= 2022 in piracy =

2022 in piracy resulted in 115 reports of maritime piracy and armed robbery against ships to the International Maritime Bureau. 288 acts of global piracy and robbery were recorded by the MICA Centre. Piracy had substantially increased in the Gulf of Guinea; the year began with five incidents each month, through March, in the Gulf, where acts of piracy had become heightened during 2015 through 2020, while, overall, piracy incidents declined globally.

The COVID-19 pandemic continued to impact maritime piracy in 2022.
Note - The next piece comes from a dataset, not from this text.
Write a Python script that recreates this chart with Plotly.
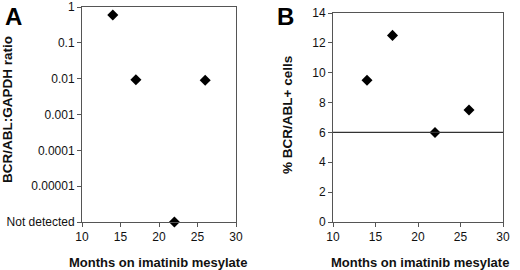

The Rwabee hijacking and hostage-taking in January had incentivized a return to coordinated naval anti-piracy measures on the Aden coast and in the Red Sea.
In 2024, research would indicate that the United Nations Security Council resolution for foreign navies to patrol Somali territorial waters had lapsed, in March, 2022, with the need for it to continue being then unperceived.

Piracy and armed robbery in the Singapore Strait accounted for 65% of piracy incidents in Asia in 2022, according to the Regional Cooperation Agreement on Combating Piracy and Armed Robbery against Ships in Asia (ReCaap). The Caribbean was also among the most affected areas. The Strait saw an increase in piracy, accounting for close to 30% of incidents, as did Asia's, Celebs and Sulu Seas, Manila anchorages, and in the disputed waters of the eastern Sabah coast in Asia.

Efforts to reduce piracy off the coast of Somalia appeared to have succeeded, with no ship hijackings for ransom since March 2017. Globally, incidents of piracy and armed robbery at anchor or at sea were at their lowest levels since 1992, with the vast majority of events occurring at night, under cover of darkness.

The United Nations published The situation with respect to piracy and armed robbery at sea off the coast of Somalia in November.

India enacted its first domestic anti-piracy legislation as the Maritime Anti-Piracy Act 2022, criminalizing maritime piracy and empowering Indian agencies with the authority to respond to threats.

Sea piracy by cyberattack using ransomware had also become a growing threat to shipping companies.

==Events==
Pirate attacks of 2022 include events listed below; the list is not exhaustive.

===B Ocean===
B Ocean tanker was stolen by pirates twice in 2022, first, in January, and then, again, in November. Flagged by the Marshall Islands, the tanker was boarded by eight armed pirates about 274 nautical miles south of Côte d'Ivoire, in November, who stole the ship's petroleum and damaged the vessel, before releasing ship and crew.

===MV Rwabee===
On January 3, MV Rwabee was hijacked by Houthis in the Red Sea. The UAE-flagged cargo ship was said to be transporting civilian medical supplies. Hostages, including 11 crew, were released in April.

===US Saildrone Explorer===
During August 29–30, a support ship from Iran's Islamic Revolutionary Guard Corps Navy (IRGCN) attempted to capture a U.S. Navy unmanned surface vessel in the Persian Gulf. Shahid Baziar continued towing the Saildrone Explorer for about four hours before releasing it, while being shadowed and radioed by the USS Thunderbolt.